The Civil War and more than a century and a half of segregation and race-based hatred in America stem directly from the transatlantic slave trade, which between 1501 and 1867 “claimed an estimated 12.5 million Africans and involved almost every country with an Atlantic coastline,” according to researchers David Eltis and David Richardson. In their brilliant 2010 book, Atlas of the Transatlantic Slave Trade, and on their amazing website, Eltis and Richardson chronicle one of the largest and most heinous mass kidnappings and relocations of human beings in history. Published by Yale University Press, the Atlas uses straightforward shipping data, logs, and maps to reveal in startling detail the commerce in human beings and its links to general trade.

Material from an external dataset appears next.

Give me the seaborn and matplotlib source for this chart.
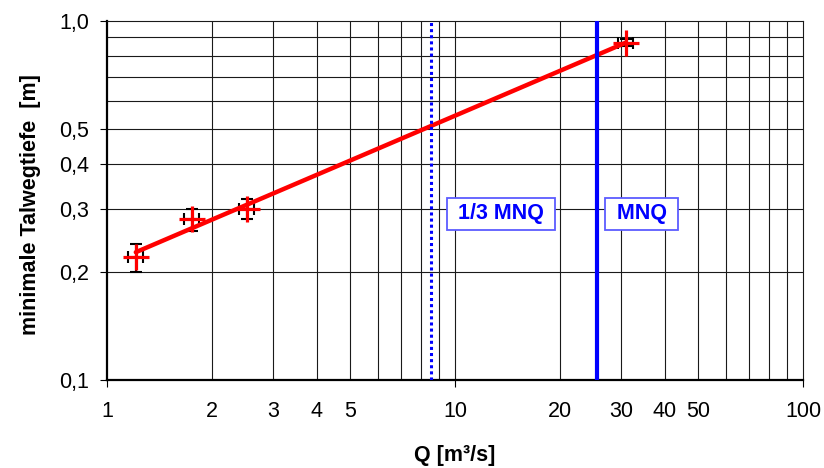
import numpy as np
import pandas as pd
import matplotlib
matplotlib.use("Agg")
import matplotlib.pyplot as plt
import seaborn as sns
from matplotlib.ticker import FixedLocator, FixedFormatter, NullLocator

# Messwerte: Abfluss Q [m³/s] und minimale Talwegtiefe [m]
q_values = [1.21, 1.75, 2.52, 31.0]
depth_values = [0.22, 0.28, 0.30, 0.87]
depth_err = [0.02, 0.02, 0.02, 0.02]
q_rel_err = 0.05

# Mittlerer Niedrigwasserabfluss
mnq = 25.6
mnq_third = mnq / 3

y_ticks = [0.1, 0.2, 0.3, 0.4, 0.5, 1.0]
y_ticklabels = ["0,1", "0,2", "0,3", "0,4", "0,5", "1,0"]
x_ticks_major = [1, 10, 100]
x_ticklabels_major = ["1", "10", "100"]
x_ticks_minor = [2, 3, 4, 5, 20, 30, 40, 50]
x_ticklabels_minor = ["2", "3", "4", "5", "20", "30", "40", "50"]

df = pd.DataFrame({"Q": q_values, "h": depth_values, "h_err": depth_err})
df["Q_err"] = df["Q"] * q_rel_err

# Potenzgesetz-Ausgleich h = a * Q^b (lineare Regression im log-log-Raum)
b, log_a = np.polyfit(np.log10(df["Q"]), np.log10(df["h"]), 1)
q_fit = np.geomspace(df["Q"].min(), df["Q"].max(), 50)
fit_df = pd.DataFrame({"Q": q_fit, "h": 10 ** log_a * q_fit ** b})

sns.set_theme(style="white")
plt.rcParams["font.family"] = ["Liberation Sans", "DejaVu Sans"]

fig = plt.figure(figsize=(8.24, 4.68), dpi=100)
ax = fig.add_axes([107 / 824, 1 - 380 / 468, 696 / 824, 359 / 468])
ax.set_xscale("log")
ax.set_yscale("log")
ax.set_xlim(1, 100)
ax.set_ylim(0.1, 1.0)

# Gitternetz
grid_kw = dict(color="#1a1a1a", lw=0.8, zorder=0.5)
for yv in [0.2, 0.3, 0.4, 0.5, 0.6, 0.7, 0.8, 0.9]:
    ax.axhline(yv, **grid_kw)
for xv in list(range(2, 10)) + [10] + list(range(20, 100, 10)):
    ax.axvline(xv, **grid_kw)

# Fehlerbalken
ax.errorbar(df["Q"], df["h"], yerr=df["h_err"], xerr=df["Q_err"], fmt="none",
            ecolor="black", elinewidth=1.5, capsize=4.5, capthick=1.5, zorder=2)

# Ausgleichslinie
sns.lineplot(data=fit_df, x="Q", y="h", color="red", lw=3.2, ax=ax, zorder=3)

# Messpunkte
sns.scatterplot(data=df, x="Q", y="h", marker="+", s=360, color="red",
                linewidth=2.3, ax=ax, zorder=4)

# MNQ-Linien
ax.axvline(mnq_third, color="blue", lw=2.2, ls=(0, (1, 1)), zorder=3)
ax.axvline(mnq, color="blue", lw=3.0, zorder=3)

box_kw = dict(boxstyle="square,pad=0.25", fc="white", ec="#5c5cff", lw=1.3)
ax.text(13.56, 0.29, " 1/3 MNQ ", ha="center", va="center", color="blue",
        fontsize=15.5, fontweight="bold", bbox=box_kw, zorder=5)
ax.text(34.4, 0.29, " MNQ ", ha="center", va="center", color="blue",
        fontsize=15.5, fontweight="bold", bbox=box_kw, zorder=5)

# Achsen
ax.xaxis.set_major_locator(FixedLocator(x_ticks_major))
ax.xaxis.set_major_formatter(FixedFormatter(x_ticklabels_major))
ax.xaxis.set_minor_locator(FixedLocator(x_ticks_minor))
ax.xaxis.set_minor_formatter(FixedFormatter(x_ticklabels_minor))
ax.yaxis.set_major_locator(FixedLocator(y_ticks))
ax.yaxis.set_major_formatter(FixedFormatter(y_ticklabels))
ax.yaxis.set_minor_locator(NullLocator())

ax.tick_params(axis="x", which="major", direction="out", length=5, width=0.8,
               pad=10, labelsize=15.5, colors="black", bottom=True)
ax.tick_params(axis="x", which="minor", length=0, pad=15, labelsize=15.5,
               colors="black", bottom=True)
ax.tick_params(axis="y", which="major", direction="out", length=5, width=0.8,
               pad=8, labelsize=15.5, colors="black", left=True)

for side in ["left", "bottom"]:
    ax.spines[side].set_linewidth(1.6)
    ax.spines[side].set_color("black")
for side in ["top", "right"]:
    ax.spines[side].set_linewidth(0.8)
    ax.spines[side].set_color("#1a1a1a")

ax.set_xlabel("Q [m³/s]", fontsize=15.5, fontweight="bold", color="black")
ax.set_ylabel("minimale Talwegtiefe  [m]", fontsize=15.5, fontweight="bold",
              color="black")
ax.xaxis.label.set_va("center")
ax.yaxis.label.set_va("center")
ax.xaxis.set_label_coords(0.5, -0.21)
ax.yaxis.set_label_coords(-0.11, 0.49)

fig.savefig("out.png", dpi=100, facecolor="white")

The American Revolutionary War spawned the expansion of Atlantic capitalism and Brazilian, Caribbean, and Southern states’ demand for slave labor. When the slave trade finally ended after the American Civil War, “the number of people living in North America [who had been] enslaved was larger than anywhere else,” Eltis told NPR in a 2010 interview. “And it’s extraordinary that the slave trade accounts for such a small share of that number.”
On one point, it seems, modern Americans’ nostalgia for Dixie and the antebellum past may recall a grain of awful truth: Africans enslaved in the rest of the Americas were treated even more brutally than were those who worked the plantations of North America. And that modicum of “better” led them to have children, grow in population, and escape to free states, so that today more people descending from the transatlantic slave trade live in the United States of America than any other country on Earth.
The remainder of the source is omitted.